--- begin Material provided ---
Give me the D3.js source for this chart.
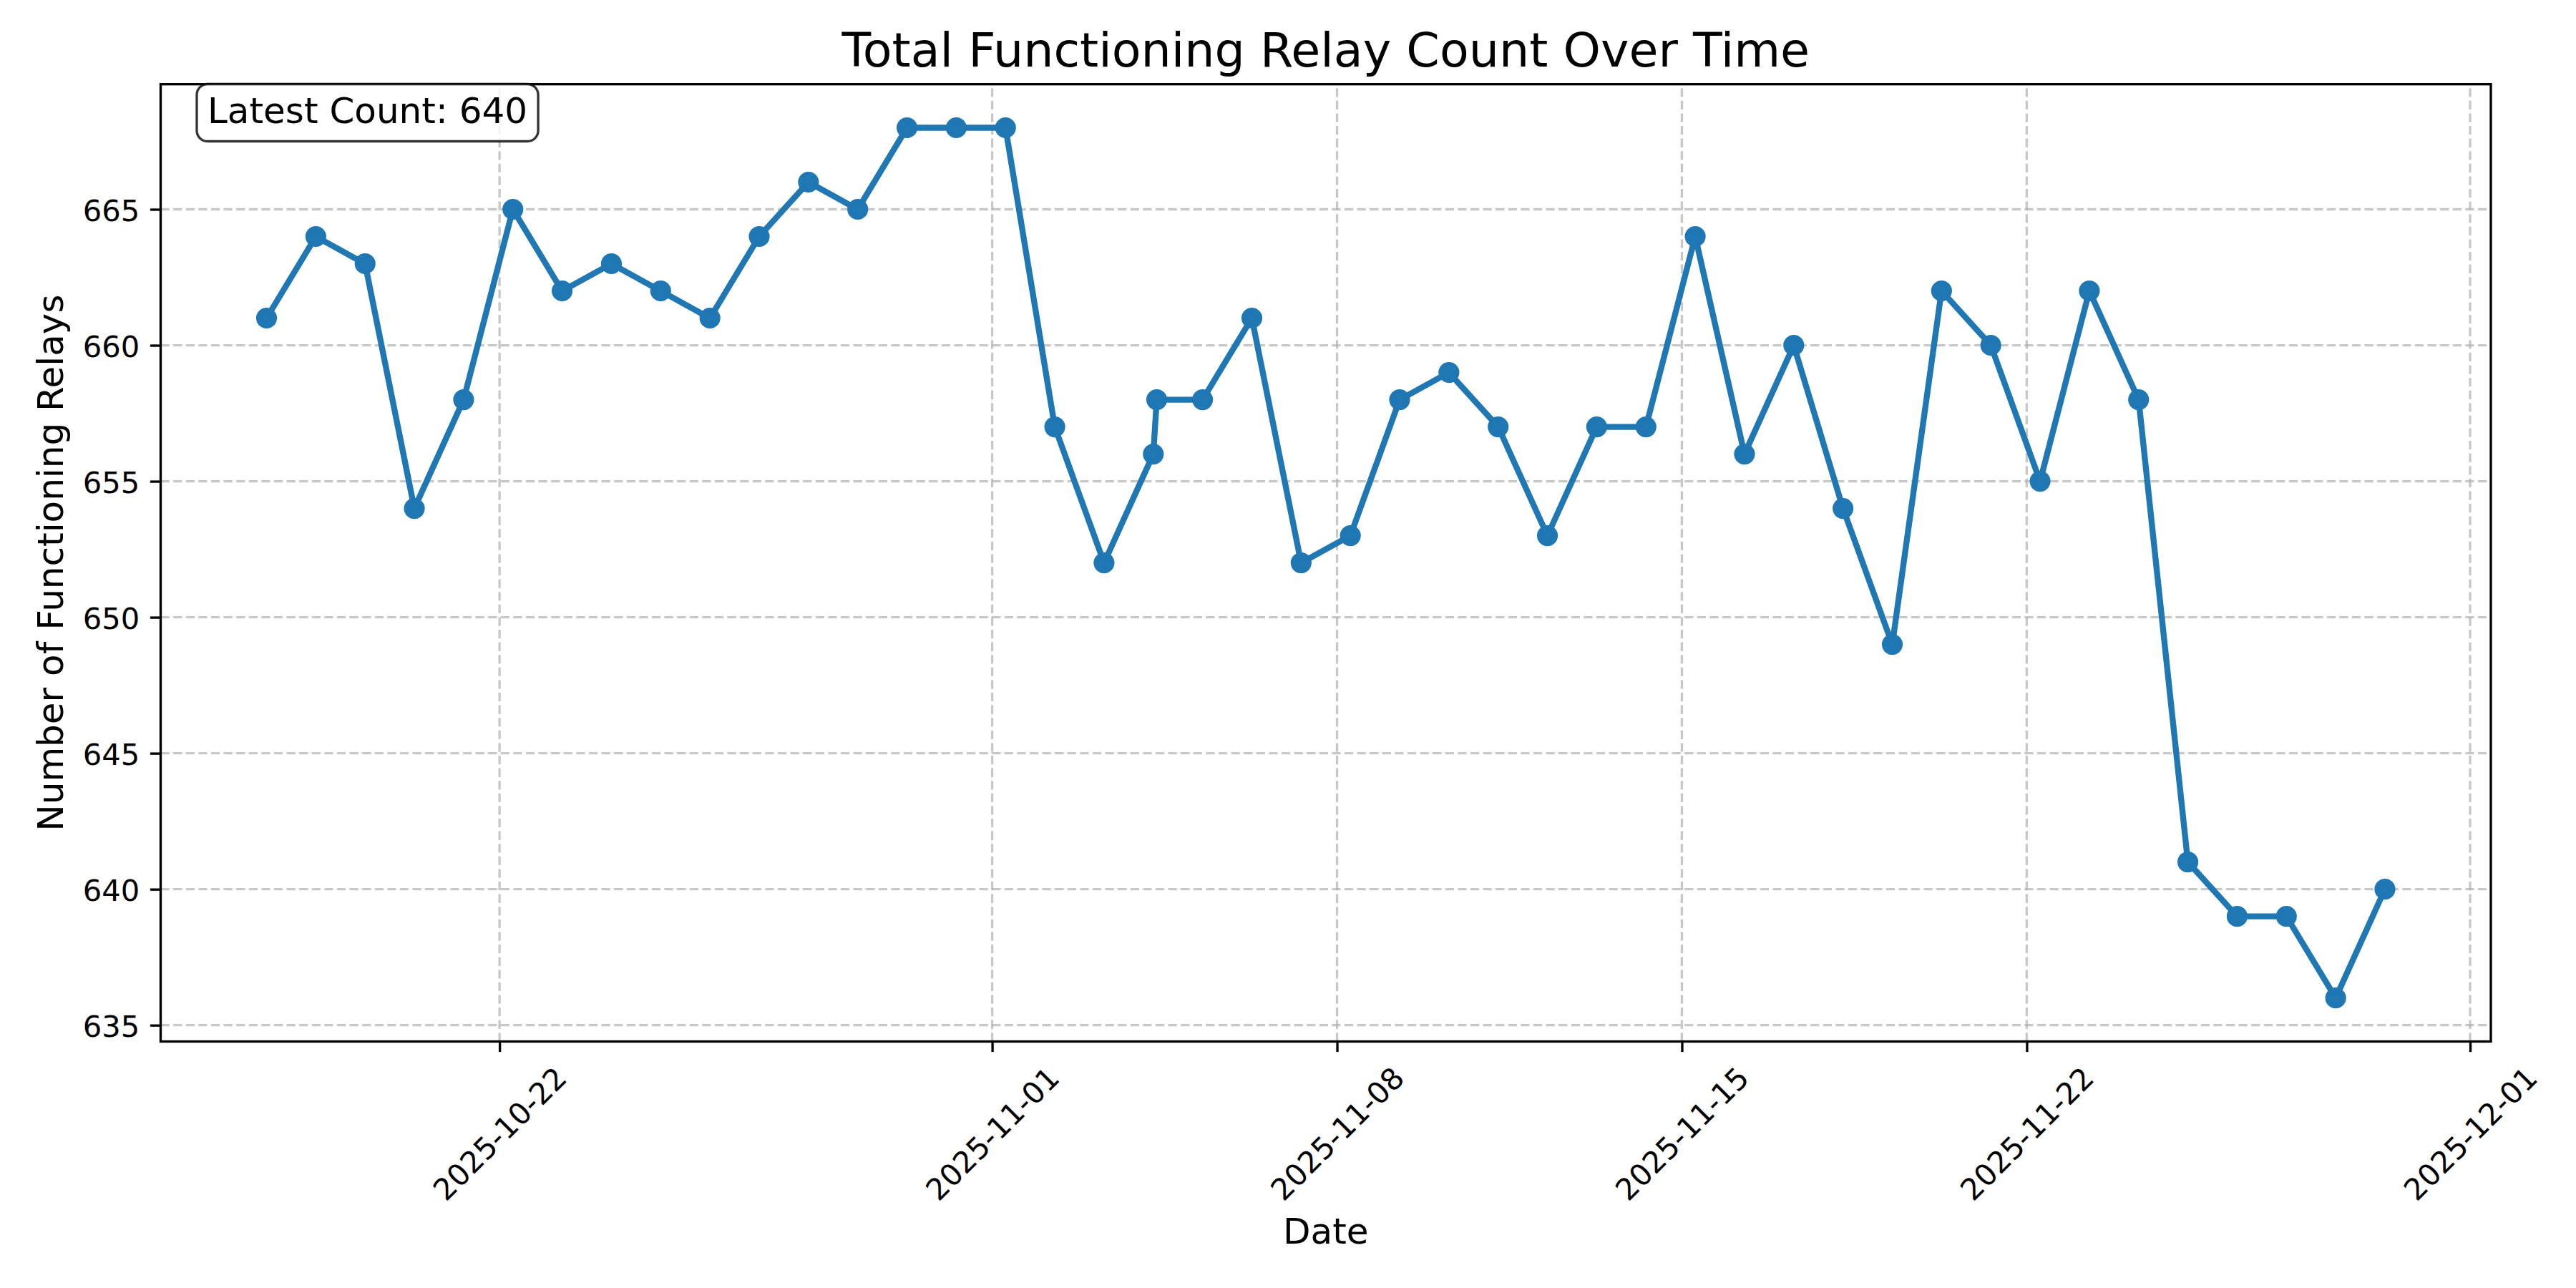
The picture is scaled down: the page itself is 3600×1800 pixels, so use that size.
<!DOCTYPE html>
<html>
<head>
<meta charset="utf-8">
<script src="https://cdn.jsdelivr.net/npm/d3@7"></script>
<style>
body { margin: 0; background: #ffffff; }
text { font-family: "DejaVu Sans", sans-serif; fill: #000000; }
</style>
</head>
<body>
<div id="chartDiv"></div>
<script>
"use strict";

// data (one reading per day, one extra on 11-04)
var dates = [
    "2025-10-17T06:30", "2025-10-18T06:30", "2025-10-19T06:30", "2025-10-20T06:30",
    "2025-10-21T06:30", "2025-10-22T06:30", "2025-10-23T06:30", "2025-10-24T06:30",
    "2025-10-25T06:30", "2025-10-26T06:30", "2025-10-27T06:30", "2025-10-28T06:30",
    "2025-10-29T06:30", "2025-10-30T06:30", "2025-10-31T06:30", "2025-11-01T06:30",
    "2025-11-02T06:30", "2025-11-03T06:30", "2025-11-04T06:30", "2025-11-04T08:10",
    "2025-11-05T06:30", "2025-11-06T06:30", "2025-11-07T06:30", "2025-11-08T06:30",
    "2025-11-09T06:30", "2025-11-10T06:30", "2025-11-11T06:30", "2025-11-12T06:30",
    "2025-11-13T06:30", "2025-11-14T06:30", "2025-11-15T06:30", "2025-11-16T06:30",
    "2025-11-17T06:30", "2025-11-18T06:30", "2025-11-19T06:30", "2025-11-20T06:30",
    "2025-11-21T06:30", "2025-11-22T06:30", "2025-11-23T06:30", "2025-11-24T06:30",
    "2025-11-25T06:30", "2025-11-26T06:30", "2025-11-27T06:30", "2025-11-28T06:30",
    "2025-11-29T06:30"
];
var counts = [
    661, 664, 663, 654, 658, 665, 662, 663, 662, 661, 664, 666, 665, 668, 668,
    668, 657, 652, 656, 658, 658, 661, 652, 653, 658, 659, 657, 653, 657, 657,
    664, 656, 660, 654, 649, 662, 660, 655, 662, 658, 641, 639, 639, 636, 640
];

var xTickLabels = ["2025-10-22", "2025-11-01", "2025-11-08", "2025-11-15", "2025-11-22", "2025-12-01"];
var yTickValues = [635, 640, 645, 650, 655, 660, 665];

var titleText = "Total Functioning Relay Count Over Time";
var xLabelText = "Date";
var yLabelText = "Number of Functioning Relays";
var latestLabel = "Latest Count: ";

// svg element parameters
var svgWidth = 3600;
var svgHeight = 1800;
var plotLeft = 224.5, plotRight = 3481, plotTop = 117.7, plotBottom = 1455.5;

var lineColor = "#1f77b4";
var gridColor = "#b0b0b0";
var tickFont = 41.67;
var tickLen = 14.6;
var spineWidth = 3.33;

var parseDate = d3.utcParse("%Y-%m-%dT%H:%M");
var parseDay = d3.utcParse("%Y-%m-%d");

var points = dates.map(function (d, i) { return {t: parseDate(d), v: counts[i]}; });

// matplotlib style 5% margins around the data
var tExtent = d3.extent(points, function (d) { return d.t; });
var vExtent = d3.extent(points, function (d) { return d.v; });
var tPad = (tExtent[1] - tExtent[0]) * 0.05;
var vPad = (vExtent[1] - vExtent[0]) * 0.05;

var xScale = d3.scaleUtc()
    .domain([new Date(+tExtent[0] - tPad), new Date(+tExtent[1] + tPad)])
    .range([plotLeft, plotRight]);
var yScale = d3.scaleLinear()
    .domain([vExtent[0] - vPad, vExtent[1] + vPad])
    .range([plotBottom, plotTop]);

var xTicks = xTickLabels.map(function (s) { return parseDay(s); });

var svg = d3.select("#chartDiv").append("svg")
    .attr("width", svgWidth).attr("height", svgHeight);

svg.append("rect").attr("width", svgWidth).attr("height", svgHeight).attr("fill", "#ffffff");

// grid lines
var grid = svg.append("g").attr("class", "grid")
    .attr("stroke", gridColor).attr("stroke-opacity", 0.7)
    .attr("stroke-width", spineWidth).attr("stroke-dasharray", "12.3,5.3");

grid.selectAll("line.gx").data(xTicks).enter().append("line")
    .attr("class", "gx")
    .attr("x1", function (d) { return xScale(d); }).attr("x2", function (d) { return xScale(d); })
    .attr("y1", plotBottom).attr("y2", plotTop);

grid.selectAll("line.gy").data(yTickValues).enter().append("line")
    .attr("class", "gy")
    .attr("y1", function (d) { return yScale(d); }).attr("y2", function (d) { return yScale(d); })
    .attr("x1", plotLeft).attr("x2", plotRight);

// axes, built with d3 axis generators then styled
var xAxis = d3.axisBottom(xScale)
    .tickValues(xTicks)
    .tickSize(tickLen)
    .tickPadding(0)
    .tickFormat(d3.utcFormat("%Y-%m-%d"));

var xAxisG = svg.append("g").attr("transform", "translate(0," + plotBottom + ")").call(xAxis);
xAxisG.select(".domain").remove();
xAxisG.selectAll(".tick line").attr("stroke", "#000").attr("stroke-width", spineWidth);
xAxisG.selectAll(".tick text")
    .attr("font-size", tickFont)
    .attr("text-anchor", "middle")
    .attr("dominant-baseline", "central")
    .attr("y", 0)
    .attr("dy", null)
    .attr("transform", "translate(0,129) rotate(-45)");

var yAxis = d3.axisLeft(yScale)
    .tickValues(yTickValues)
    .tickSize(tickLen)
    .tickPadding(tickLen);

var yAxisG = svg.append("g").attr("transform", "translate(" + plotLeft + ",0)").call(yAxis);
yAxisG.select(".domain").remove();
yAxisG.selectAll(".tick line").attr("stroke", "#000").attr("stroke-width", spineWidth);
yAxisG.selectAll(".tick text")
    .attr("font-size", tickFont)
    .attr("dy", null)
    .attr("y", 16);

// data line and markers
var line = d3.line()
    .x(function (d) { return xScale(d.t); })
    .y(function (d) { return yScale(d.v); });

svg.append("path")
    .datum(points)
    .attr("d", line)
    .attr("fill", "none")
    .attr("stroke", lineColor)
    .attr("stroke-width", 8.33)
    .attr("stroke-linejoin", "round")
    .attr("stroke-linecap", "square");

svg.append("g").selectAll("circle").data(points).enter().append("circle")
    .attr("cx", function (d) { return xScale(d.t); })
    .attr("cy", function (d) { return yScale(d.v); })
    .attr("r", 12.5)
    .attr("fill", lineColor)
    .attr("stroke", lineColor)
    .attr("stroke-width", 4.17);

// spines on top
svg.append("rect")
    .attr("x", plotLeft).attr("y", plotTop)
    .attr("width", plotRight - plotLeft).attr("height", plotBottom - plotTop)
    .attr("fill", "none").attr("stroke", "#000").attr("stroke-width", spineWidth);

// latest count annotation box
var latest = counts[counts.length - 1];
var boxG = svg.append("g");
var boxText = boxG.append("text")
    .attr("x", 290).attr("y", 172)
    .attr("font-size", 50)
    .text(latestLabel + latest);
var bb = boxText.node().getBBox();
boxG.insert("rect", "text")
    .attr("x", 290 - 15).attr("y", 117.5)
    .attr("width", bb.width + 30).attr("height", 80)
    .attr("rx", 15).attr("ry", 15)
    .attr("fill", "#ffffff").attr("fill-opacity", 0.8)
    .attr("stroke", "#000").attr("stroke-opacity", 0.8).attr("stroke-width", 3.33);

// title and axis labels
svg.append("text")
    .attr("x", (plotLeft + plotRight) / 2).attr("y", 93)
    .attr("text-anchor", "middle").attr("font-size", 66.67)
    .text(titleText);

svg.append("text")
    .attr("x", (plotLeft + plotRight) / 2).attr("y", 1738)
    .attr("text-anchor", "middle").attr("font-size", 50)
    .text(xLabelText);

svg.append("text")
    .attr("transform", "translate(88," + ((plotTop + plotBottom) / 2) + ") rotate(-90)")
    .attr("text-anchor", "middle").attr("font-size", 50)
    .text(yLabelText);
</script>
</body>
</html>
--- end Material provided ---
-- Your task --
Extract, from the material above, each line holding the word "picture".

-- Exercise answer --
The picture is scaled down: the page itself is 3600×1800 pixels, so use that size.

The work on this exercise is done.